Environmental groups increasingly using competition law to fight fossil fuel sector
CTV
In the last year, Canadian green groups have lodged at least four formal complaints with the Competition Bureau, alleging false or misleading environmental claims by fossil fuel companies or -- in the case of a complaint against RBC -- those who finance them.
Splashed across billboards and city buses, on newspaper spreads and Facebook feeds, the "Let's Clear the Air" ad campaign by the Pathways Alliance group of oilsands companies is a multi-million-dollar public relations blitz by an industry keen to show it's committed to helping fight climate change.

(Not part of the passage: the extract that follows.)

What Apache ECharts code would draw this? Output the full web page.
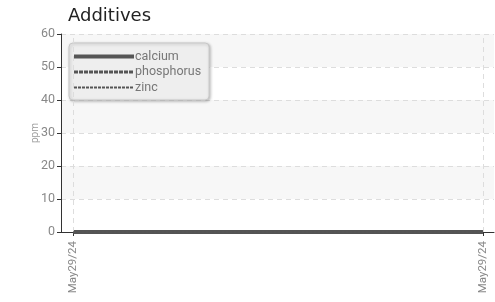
<!DOCTYPE html>
<html>
<head>
<meta charset="utf-8">
<script src="https://cdn.jsdelivr.net/npm/echarts@6/dist/echarts.min.js"></script>
<style>
  html, body { margin: 0; padding: 0; background: #fff; }
  #chart { width: 495px; height: 302px; }
</style>
</head>
<body>
<div id="chart"></div>
<script>
// data
const categories = ['May29/24', 'May29/24'];
const calcium = [0, 0];
const phosphorus = [0, 0];
const zinc = [0, 0];
const yTicks = [0, 10, 20, 30, 40, 50, 60];

const narrow = "'Roboto', sans-serif";
const lineColor = '#555';

// x positions are the category index, so both points land on the value axis
const pairs = (vals) => vals.map((v, i) => [i, v]);

const chart = echarts.init(document.getElementById('chart'));
chart.setOption({
  animation: false,
  backgroundColor: '#fff',
  title: {
    text: 'Additives',
    left: 63,
    top: 2,
    textStyle: { fontFamily: "'DejaVu Sans', sans-serif", fontSize: 18, fontWeight: 'normal', color: '#222' }
  },
  legend: {
    orient: 'vertical',
    left: 69,
    top: 43,
    padding: [7, 8, 6, 3],
    itemGap: 2.5,
    itemWidth: 60,
    itemHeight: 12,
    backgroundColor: '#eeeeee',
    borderColor: '#c8c8c8',
    borderWidth: 1,
    borderRadius: 4,
    shadowColor: 'rgba(0,0,0,0.25)',
    shadowBlur: 3,
    shadowOffsetX: 1,
    shadowOffsetY: 1,
    // hide the circle the legend adds to line series
    itemStyle: { color: 'transparent', borderColor: 'transparent', borderWidth: 0 },
    textStyle: { fontFamily: narrow, fontSize: 12.5, color: '#777', padding: [0, 0, 0, -4] },
    data: [
      { name: 'calcium', lineStyle: { width: 4, type: 'solid' } },
      { name: 'phosphorus', lineStyle: { width: 3, type: [4, 1] } },
      { name: 'zinc', lineStyle: { width: 2, type: [3, 1] } }
    ]
  },
  grid: { left: 61, right: 1, top: 34, bottom: 70 },
  xAxis: {
    type: 'value',
    min: -0.03,
    max: 1.027,
    axisLine: { onZero: false, lineStyle: { color: '#333' } },
    axisTick: { customValues: [0, 1], length: 4, lineStyle: { color: '#333' } },
    axisLabel: {
      customValues: [0, 1],
      rotate: 90,
      margin: 9,
      fontFamily: narrow,
      fontSize: 11.5,
      color: '#888',
      formatter: (v) => categories[Math.round(v)]
    },
    splitLine: { show: false }
  },
  yAxis: {
    type: 'value',
    min: yTicks[0],
    max: yTicks[yTicks.length - 1],
    interval: 10,
    name: 'ppm',
    nameLocation: 'middle',
    nameGap: 21,
    nameMoveOverlap: false,
    nameTextStyle: { fontFamily: narrow, fontSize: 10, color: '#999' },
    axisLine: { show: true, onZero: false, lineStyle: { color: '#333' } },
    axisTick: { show: true, length: 4, lineStyle: { color: '#333' } },
    axisLabel: { fontFamily: narrow, fontSize: 12.5, color: '#888', margin: 6 },
    splitLine: { lineStyle: { type: [5, 4], color: '#dddddd' } },
    splitArea: { show: true, areaStyle: { color: ['rgba(255,255,255,0)', '#f7f7f7'] } }
  },
  series: [
    {
      name: 'calcium',
      type: 'line',
      symbol: 'none',
      lineStyle: { width: 4, color: lineColor },
      itemStyle: { color: lineColor },
      data: pairs(calcium),
      markLine: {
        silent: true,
        symbol: 'none',
        label: { show: false },
        lineStyle: { type: [5, 4], color: '#dddddd', width: 1 },
        data: [{ xAxis: 0 }, { xAxis: 1 }]
      },
      z: 3
    },
    {
      name: 'phosphorus',
      type: 'line',
      symbol: 'none',
      lineStyle: { width: 3, color: lineColor, type: [4, 1] },
      itemStyle: { color: lineColor },
      data: pairs(phosphorus),
      z: 4
    },
    {
      name: 'zinc',
      type: 'line',
      symbol: 'none',
      lineStyle: { width: 2, color: lineColor, type: [3, 1] },
      itemStyle: { color: lineColor },
      data: pairs(zinc),
      z: 5
    }
  ]
});
</script>
</body>
</html>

It's also the target of the latest strategy by Canada's environmental movement, which has expanded its war against the fossil fuel industry to a new battleground: the federal Competition Bureau.
In the last year, Canadian green groups have lodged at least four formal complaints with the bureau, the independent law enforcement agency tasked with protecting consumers by fostering a competitive marketplace.
The complaints allege false or misleading environmental claims by fossil fuel companies or -- in the case of a complaint against RBC -- those who finance them.
Under Canada's Competition Act, it only takes six signatories to a deceptive advertising complaint to compel the bureau to launch an investigation.
While no conclusion of wrongdoing has been reached in any of the ongoing cases, the environmentalists hope their new strategy will raise awareness of what they call "greenwashing" -- a perceived tendency by companies to market their products and practices as more sustainable than they really are.
"We're at a point, I think, with climate change where there are very few actual deniers left out there," said Keith Brooks, program director of Environmental Defence, which is a co-signer to Greenpeace Canada's complaint against the Pathways Alliance as well as the lead complainant alleging deceptive marketing in a campaign by Enbridge Gas.